A sepultura de Ária Ramos foi declarada perpétua pela Prefeitura, estando isentos de pagamento de impostos os construtores do monumento fúnebre. Quando o valor necessário à construção foi arrecadado, o trabalho foi encomendado à Marmoraria Ítalo-Amazonense, de Cesare Veronesi. A escultura em tamanho natural de Ária Ramos foi produzida em Carrara, na Itália, pelo professor Augusto Franzoni, natural de Carrara, membro da Academia de Belas Artes daquela cidade e da Comissão de Arqueologia de Roma (Jornal do Commercio, 23/07/1916). Por conta de dificuldades de navegação entre Gênova, de onde a estátua seria embarcada, para Lisboa, o mausoléu não foi inaugurado na data prevista pela comissão, 17 de fevereiro de 1916.
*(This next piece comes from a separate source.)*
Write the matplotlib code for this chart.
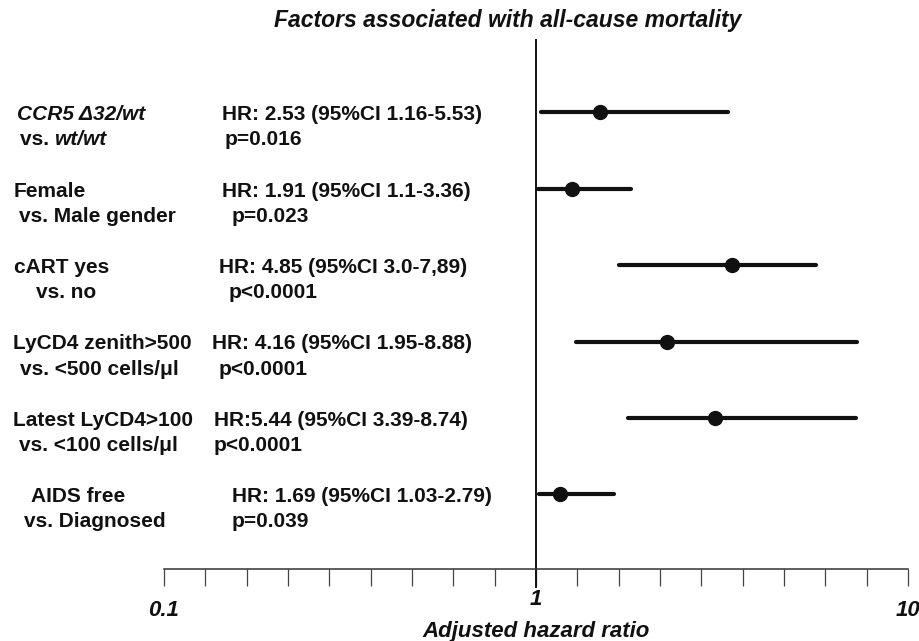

Primeira imagem do mausoléu de Ária Ramos. FONTE: Jornal do Commercio, 23/07/1916.

A inauguração ocorreu às 9 horas do dia 23 de julho de 1916. Um grande número de populares compareceu à cerimônia. O Major Lourenço Ramos retirou o manto que cobria o mausoléu, e Abelardo Araújo o declarou inaugurado. O professor e médico Adriano Jorge fez um discurso em memória de Ária Ramos. Uma orquestra dirigida pelo professor João Donizetti executou a marcha fúnebre composta por Mozart Donizetti.

O mausoléu de Ária Ramos foi construído com mármores de Carrara e Cintra. A jovem foi representada segurando seu violino, trajando as vestes e a cruz no pescoço que utilizava no dia de sua morte, apoiada sobre um tronco de árvore, tendo atrás uma grande cruz sustentada por duas colunas (Jornal do Commercio, 24/07/1916). Seu túmulo possui dois epitáfios: “Diante de sua graça, que a doce alegria de viver tornava ainda mais radiosa, em face do genio que no explendor de sua mocidade alvorescia, a própria morte estacou, maravilhada, e, em vez de a prostrar com a arma sinistra e brutal que traz ao hombro a tocou de leve, subtilmente, com um beijo fulminador...” e “A Aria Ramos nascida a 12 de agosto de 1896 e fallecida por effeito de um accidente em 17 de fevereiro de 1915. Commovida homenagem posthuma da sociedade manauense”.

A História de Ária Ramos, como supõe alguns, não é repleta de mistérios. Ao longo de mais de 100 anos de sua morte foram criadas versões fantasiosas, como as que dizem que ela foi morta por um ex-namorado, ou que tinha dois companheiros ao mesmo tempo. Essas versões não se sustentam diante da documentação existente. Tratou-se apenas de uma morte acidental, um trágico acontecimento que deixou lembranças nos que estavam presentes naquele Baile de Carnaval de 1915 e também nos que apenas ouviram boatos, dando asas à imaginação popular.


FONTES:

Jornal do Commercio, AM, 07/07/1913.

A Lanceta, 07/10/1914.

Jornal do Commercio, AM, 18/02/1915.

O Paiz (RJ), 15/03/1915.

A Capital, 27/11/1917.

Jornal do Commercio, 13/08/1916.

Jornal do Commercio, 23/07/1916.

Jornal do Commercio, 24/07/1916.

Jornal do Commercio, 21/10/1917.

Jornal do Commercio, 11/08/1928.

Um comentário:

  1. Nossa, eu amava andar pelo cemitério e ficava imaginado a morte das pessoas que tinham os mausoléus que me chama mais atenção... Aguardo ansiosa, por mais pots desses! 😊 Parabéns pela narrativa.